If you’re wondering who the Games’ Usain Bolt is, that would be 77-year old Olga Kotelko from Vancouver, who OWNS her specialist events, the 100 metres and shot put.
Kotelko went Flo Jo in the sprint, winning with a time of 23.95 seconds, while obliterating the world record in the shot put with a throw of 5.64m.
“There was no-one else my age, but it felt really good and I’m quite pleased. I also beat an 80-year-old,” Olga bragged.

Dave winds up his Hayemaker

BOXING: Boxers always have a bout of verbal diarrhoea ahead of big fight. It usually ends up with the fighter to have boasted the most sprawled out on the canvass by the end of round three.
Anywho, the pretender to Nikolav Valuey’s WBA world heavyweight crown, David Haye feels he stands a better chance if he riles his opponent up.
“I’m going to get him in a position where he really wants to not only beat me but to kill me,” said Haye.
Which, to be honest, is what the Russian champ will do.
Valuey stands nine inches taller, weighs 90lb heavier and has never been knocked down in his 52-fight career. The reasons why seem abundantly clear – the man stinks.
“He tries to lean on you, tries to brawl and comes out with a really hairy chest that gets matted and is disgusting,” added Haye. “I’ve never been a big fan of the matted hair in my face. The size I am, I sort of come up to his chest and apparently the word around the campfire is that he doesn’t smell too sweet.
“I’ve talked to a few guys that have been in the ring with him and they say that’s the first thing they notice, just the stench.” It’s sure to smell no matter who’s ring you’ve been in.

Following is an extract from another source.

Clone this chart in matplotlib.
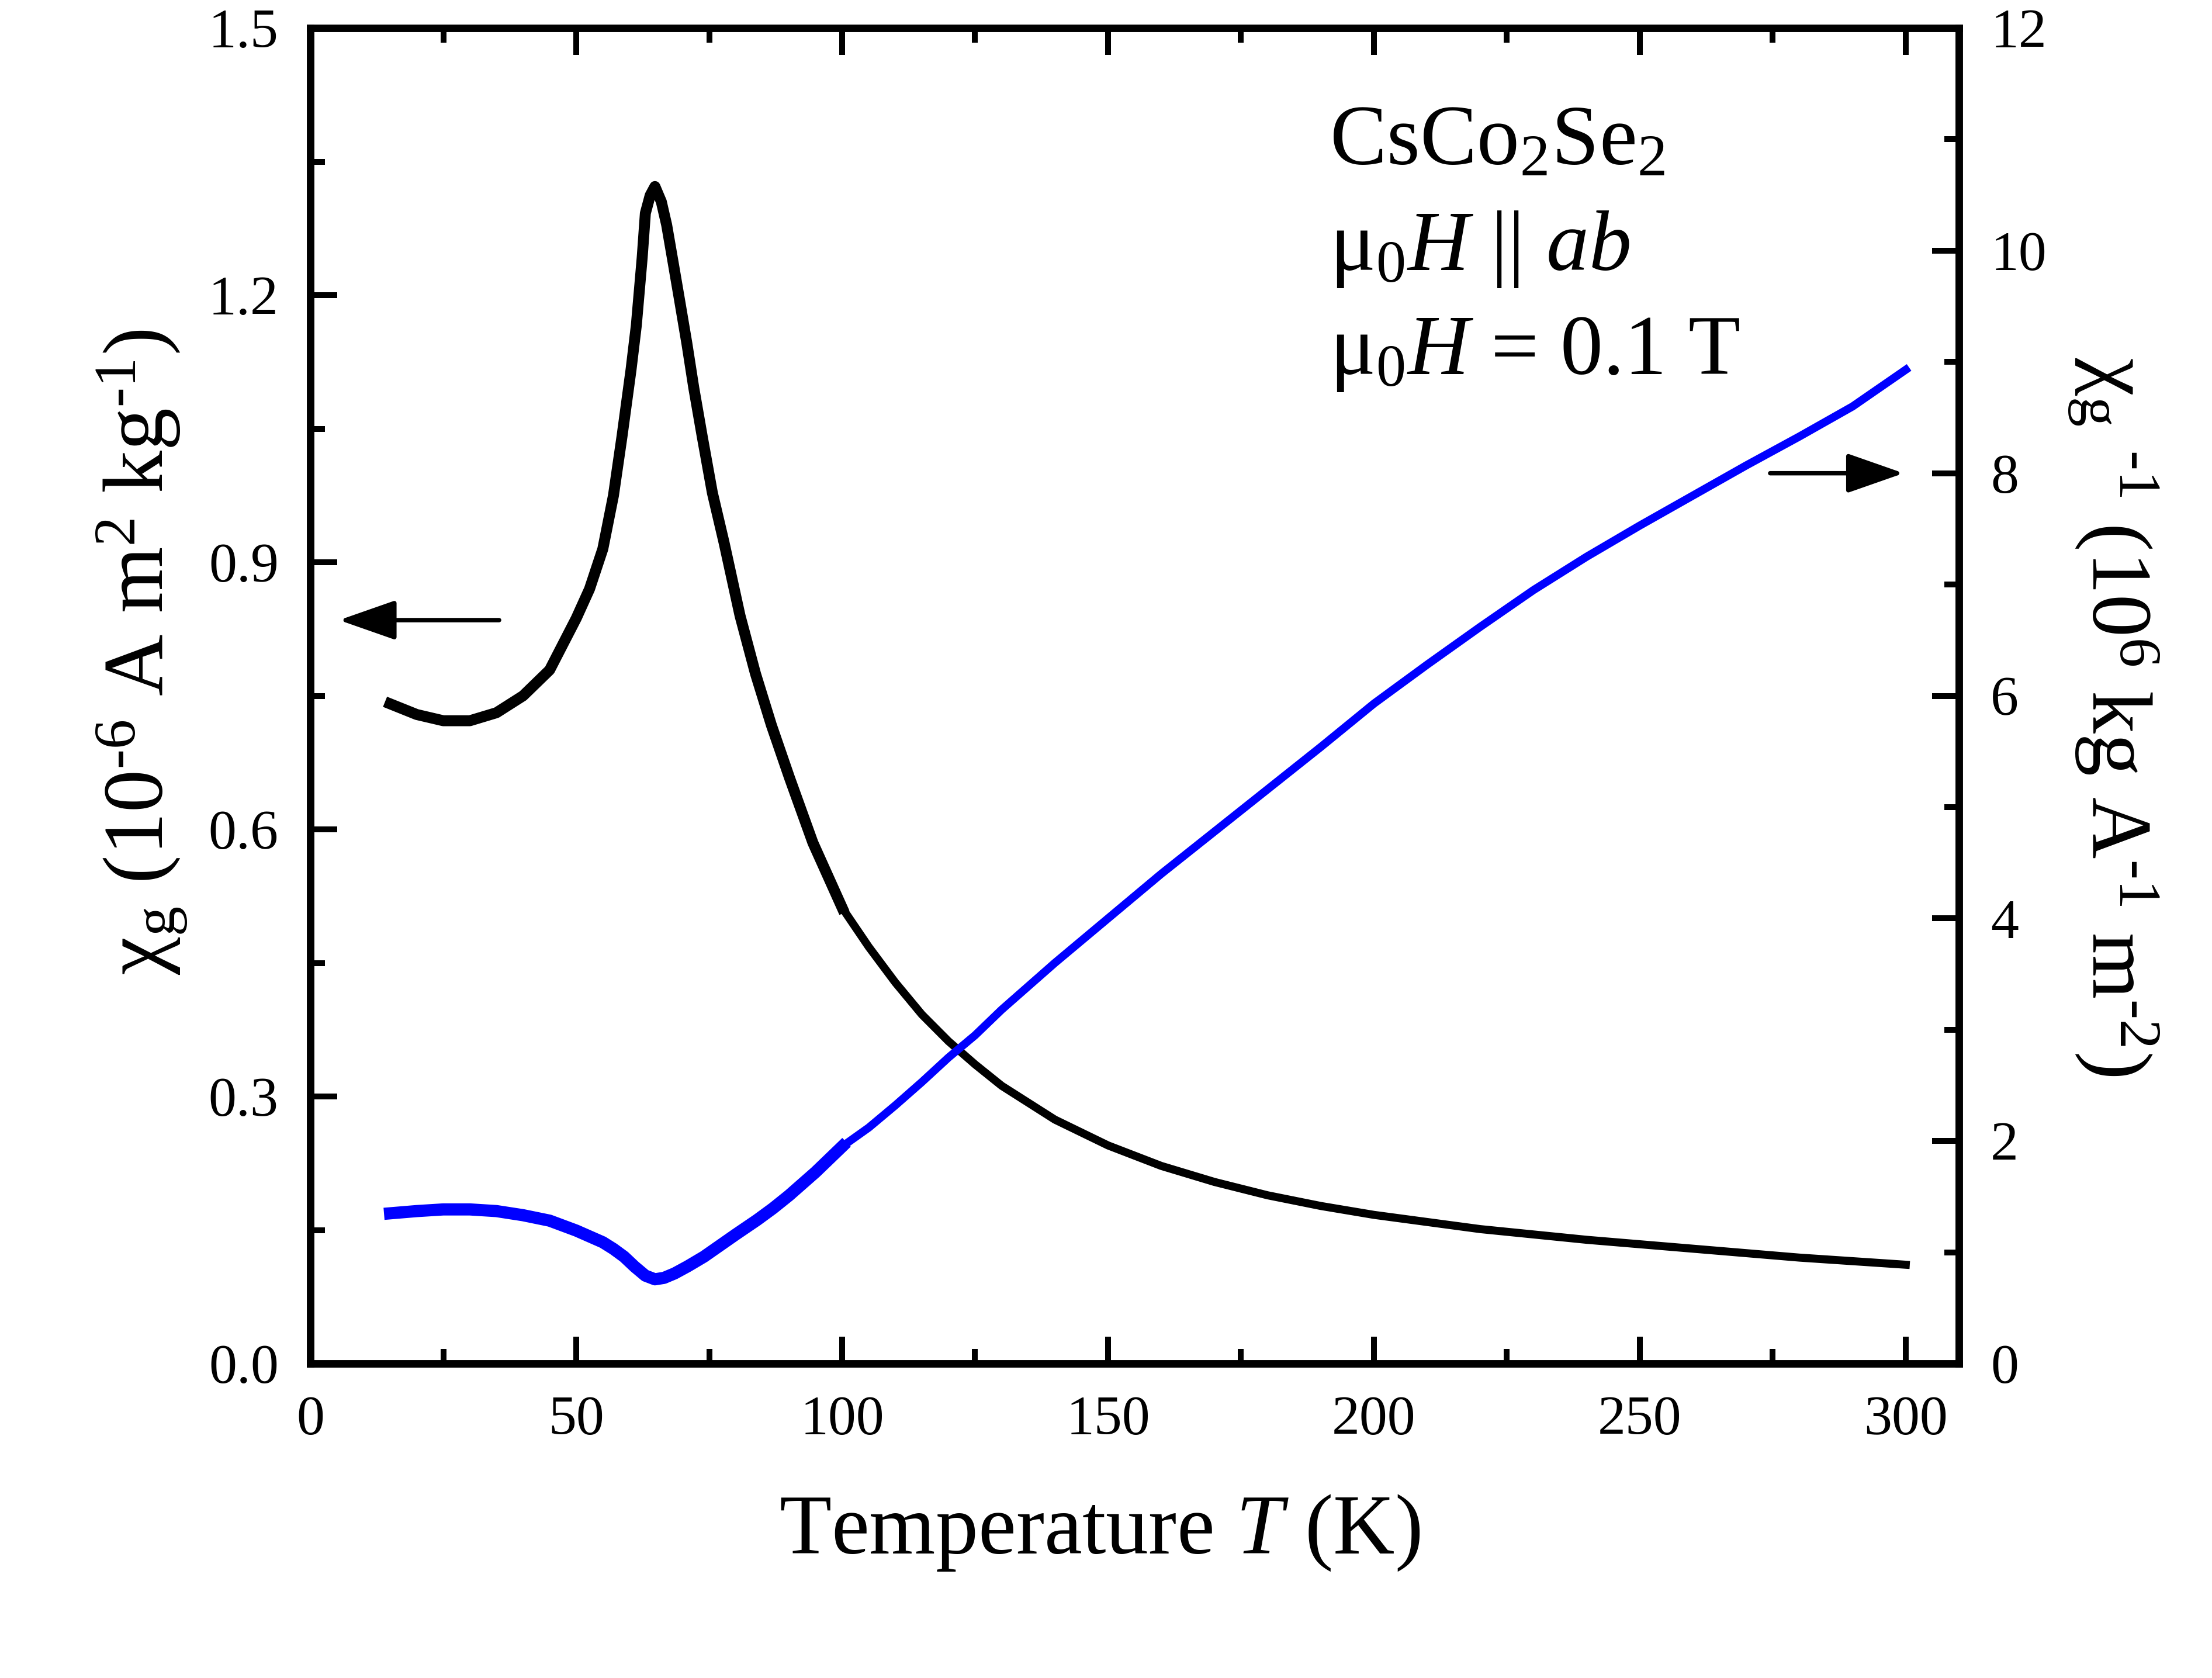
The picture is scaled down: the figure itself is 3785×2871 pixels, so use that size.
import numpy as np
import matplotlib
matplotlib.use("Agg")
import matplotlib.pyplot as plt
from matplotlib.ticker import MultipleLocator

plt.rcParams['font.family'] = ['Liberation Serif', 'DejaVu Serif']
plt.rcParams['mathtext.fontset'] = 'custom'
plt.rcParams['mathtext.rm'] = 'Liberation Serif'
plt.rcParams['mathtext.it'] = 'Liberation Serif:italic'

# chi_g (10^-6 A m^2 kg^-1), left axis
tChi = [15, 20, 25, 30, 35, 40, 45, 50, 52.5, 55, 57, 58.6, 60.3, 61.3, 62.4, 63, 63.9, 64.8,
        66, 67, 68.3, 69.5, 70.8, 72.1, 73.7, 75.6, 77.8, 80.8, 83.7, 86.7, 90.1, 94.5, 100,
        105, 110, 115, 120, 125, 130, 140, 150, 160, 170, 180, 190, 200,
        220, 240, 260, 280, 300]
chi = [0.741, 0.729, 0.722, 0.722, 0.731, 0.750, 0.779, 0.837, 0.870, 0.915, 0.975, 1.041, 1.116, 1.166,
       1.242, 1.292, 1.312, 1.322,
       1.305, 1.279, 1.234, 1.192, 1.146, 1.096, 1.041, 0.978, 0.922, 0.840, 0.775, 0.717, 0.658, 0.585,
       0.512,
       0.468, 0.428, 0.392, 0.362, 0.336, 0.312, 0.274, 0.245, 0.222, 0.204, 0.189, 0.177, 0.167,
       0.151, 0.139, 0.129, 0.119, 0.111]

# 1/chi_g (10^6 kg A^-1 m^-2), right axis
tInv = [15, 20, 25, 30, 35, 40, 45, 50, 55, 57, 59, 61, 63, 64.8, 66.5, 68.5, 71, 74, 77, 80, 84, 87,
        90, 95, 100,
        105, 110, 115, 120, 125, 130, 140, 150, 160, 170, 180, 190, 200,
        210, 220, 230, 240, 250, 260, 270, 280, 290, 300]
chiInv = [1.35, 1.37, 1.385, 1.385, 1.37, 1.333, 1.284, 1.195, 1.09, 1.03, 0.96, 0.87, 0.79, 0.757, 0.77,
          0.81, 0.875, 0.96, 1.06, 1.16, 1.29, 1.395, 1.51, 1.72, 1.95,
          2.12, 2.32, 2.53, 2.75, 2.95, 3.18, 3.60, 4.00, 4.40, 4.78, 5.16, 5.54, 5.93,
          6.28, 6.62, 6.95, 7.25, 7.53, 7.80, 8.07, 8.33, 8.60, 8.93]

tChi = np.array(tChi)
chi = np.array(chi)
tInv = np.array(tInv)
chiInv = np.array(chiInv)

fig = plt.figure(figsize=(3786 / 300, 2871 / 300), dpi=300)
ax = fig.add_axes([531 / 3786, 1 - 2333 / 2871, (3352 - 531) / 3786, (2333 - 48) / 2871])
ax2 = ax.twinx()

lo = tChi <= 100
hi = tChi >= 100
ax.plot(tChi[lo], chi[lo], color='black', lw=4.5, solid_joinstyle='round')
ax.plot(tChi[hi], chi[hi], color='black', lw=3.3, solid_joinstyle='round')

lo = tInv <= 100
hi = tInv >= 100
ax2.plot(tInv[lo], chiInv[lo], color='#0000ff', lw=5.0, solid_joinstyle='round')
ax2.plot(tInv[hi], chiInv[hi], color='#0000ff', lw=3.3, solid_joinstyle='round')

ax.set_xlim(0, 310)
ax.set_ylim(0, 1.5)
ax2.set_ylim(0, 12)

ax.xaxis.set_major_locator(MultipleLocator(50))
ax.xaxis.set_minor_locator(MultipleLocator(25))
ax.yaxis.set_major_locator(MultipleLocator(0.3))
ax.yaxis.set_minor_locator(MultipleLocator(0.15))
ax2.yaxis.set_major_locator(MultipleLocator(2))
ax2.yaxis.set_minor_locator(MultipleLocator(1))
ax.yaxis.set_major_formatter(plt.FormatStrFormatter('%.1f'))

for a in (ax, ax2):
    for s in a.spines.values():
        s.set_linewidth(3)
ax.tick_params(which='both', direction='in', top=True, right=False, width=2.4,
               labelsize=23, pad=13)
ax.tick_params(which='major', length=11)
ax.tick_params(which='minor', length=6)
ax2.tick_params(which='both', direction='in', width=2.4, labelsize=23, pad=13)
ax2.tick_params(which='major', length=11)
ax2.tick_params(which='minor', length=6)

fig.text(0.497, 0.0744, 'Temperature $T$ (K)', fontsize=35, ha='center', va='baseline')
fig.text(243 / 3786, 1 - 1116 / 2871,
         r'χ$_\mathrm{g}$ (10$^{\text{-6}}$ A m$^{2}$ kg$^{\text{-1}}$)',
         fontsize=35, rotation=90, ha='center', va='center')
fig.text(3616 / 3786, 1 - 1226 / 2871,
         r'χ$_\mathrm{g}$ $^{\text{-1}}$ (10$^{6}$ kg A$^{\text{-1}}$ m$^{\text{-2}}$)',
         fontsize=35, rotation=270, ha='center', va='center')

fig.text(0.601, 0.902, 'CsCo$_2$Se$_2$', fontsize=35, va='baseline')
fig.text(0.601, 0.839, 'μ$_0H$ || $ab$', fontsize=35, va='baseline')
fig.text(0.601, 0.777, 'μ$_0H$ = 0.1 T', fontsize=35, va='baseline')

ax.annotate('', xy=(5.4, 0.835), xytext=(35.5, 0.835),
            arrowprops=dict(arrowstyle='-|>,head_length=2.0,head_width=0.7', mutation_scale=10,
                            lw=1.8, color='black', shrinkA=0, shrinkB=0))
ax2.annotate('', xy=(299.6, 8.0), xytext=(274.5, 8.0),
             arrowprops=dict(arrowstyle='-|>,head_length=2.0,head_width=0.7', mutation_scale=10,
                             lw=1.8, color='black', shrinkA=0, shrinkB=0))

fig.savefig('out.png', dpi=300)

CYCLING: Well hello there suspicious looking medical equipment!
The Tour de France is under scrutiny ONCE AGAIN after Inspector Clouseau types discovered used syringes and drips discarded during this year’s race.
Either the race took a detour through south London or – prepare to be shocked! – some cyclists have been cheating.
One of the teams under suspicion is Astena, which included the winner, Alberto Contador, and 7-time winner Lance Armstrong.
An Astena spokesperson said the team are clean and have “nothing to hide.”
That’s because they’ve hidden it already.

Quotes of the week

“WE will do the maximum for a win but our biggest problem is that we rarely score a goal,” – honest San Marino coach Andy Selva reveals the fundamental flaw in Czech tabloid Blesk’s K?1m offer to his team to beat Slovenia which would have sent the Czech Republic to the World Cup. They lost 3-0.

“I COULD not talk to him directly, but I’ve tried. In fact, on Sunday afternoon I was in the offices of Marseille and we decided we would send a fax to Real Madrid. It says what I have in my heart. It says that I regret the damage that was caused and I wish for him to recover as soon as possible. Football will miss him,” – Marseille defender Souleymane Diawara is beating himself up a bit too much considering his perfectly fair challenge has only ruled Cristiano Ronaldo out for three weeks.

“WE were going to re-do the song with Beckham doing the rap. Keith Allen was up for it and we were all set to re-record the song. It was when we were getting on as a group. The FA phoned up and said ‘You can’t do it’. They’d got the lawyers on it and nixed it completely … because Ant & Dec were doing it,” – New Order bassist Peter “Hooky” Hook reveals how FA spoilsports prevented the world from hearing David Beckham reprise EhJohnEhBarnesEh’s rap in World In Motion 2.0 prior to the World Cup finals in Germany. 2006.